Shevardnadze criticized the storming of the Parliament as wrong. He said he decided to resign, to avoid bloodshed. "Everything was ready—the army, the internal troops, the police—but I looked at the huge crowd," he said. "I saw in their faces it would be impossible to calm them, that they were not afraid of anything, and I knew there would be bloodshed. That morning I told my colleagues the only way out was my resignation."

Shevardnadze recalled his role as Soviet Foreign Minister, in rescuing the world from the Cold War. "If the Cold War had not stopped there would have been a Third World War," he said. "We rescued the world. I'm not saying that I did it alone but I played one of the most important roles. There were 40,000 Soviet tanks in Europe and hundreds of thousands of guns.

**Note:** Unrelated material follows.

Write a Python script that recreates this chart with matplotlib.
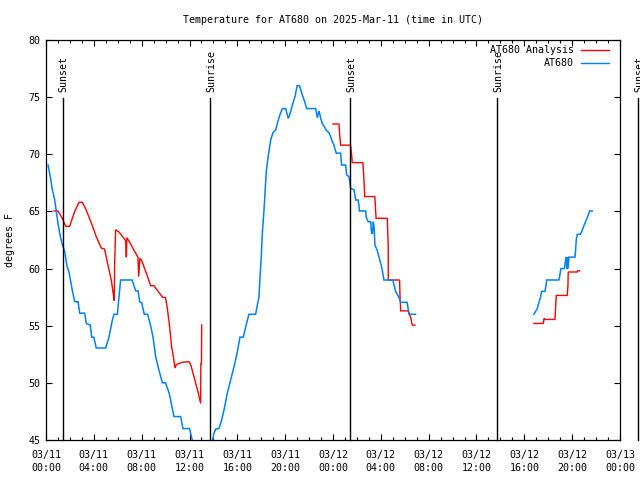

Within 24 hours they could have been on the Atlantic coast [of France] but we didn't do that, even when the hotheads wanted to use force in Berlin and crush Solidarity in Poland," he said.

Ukrainian Opposition Figures Cite Georgia Model

Ukrainian opposition leaders Victor Yushchenko, Alexander Moroz, and Pyotr Symonenko have issued a warning to President Kuchma, European press reported Nov. 26. He was told to heed the lessons of Georgia. Moroz said he did not exclude that a similar scenario could unfold in Ukraine during next year's Presidential elections. They say Kuchma cannot qualify as a candidate again.

Caucasus Spiritual Leaders Meet Russian Church Patriarch

Armenian Catholicos Garegin II, Patriarch-Catholicos of Georgia Ilya II, and spiritual leader of the Muslims of the Caucasus Sheikh-ul-islam Allahshukur Pasha-Zade held talks in Moscow with Patriarch Aleksi II of the Russian Orthodox Church, to seek ways of stabilizing the Caucasus, especially Georgia. A document was to be issued, Itar-TASS reported on Nov. 26.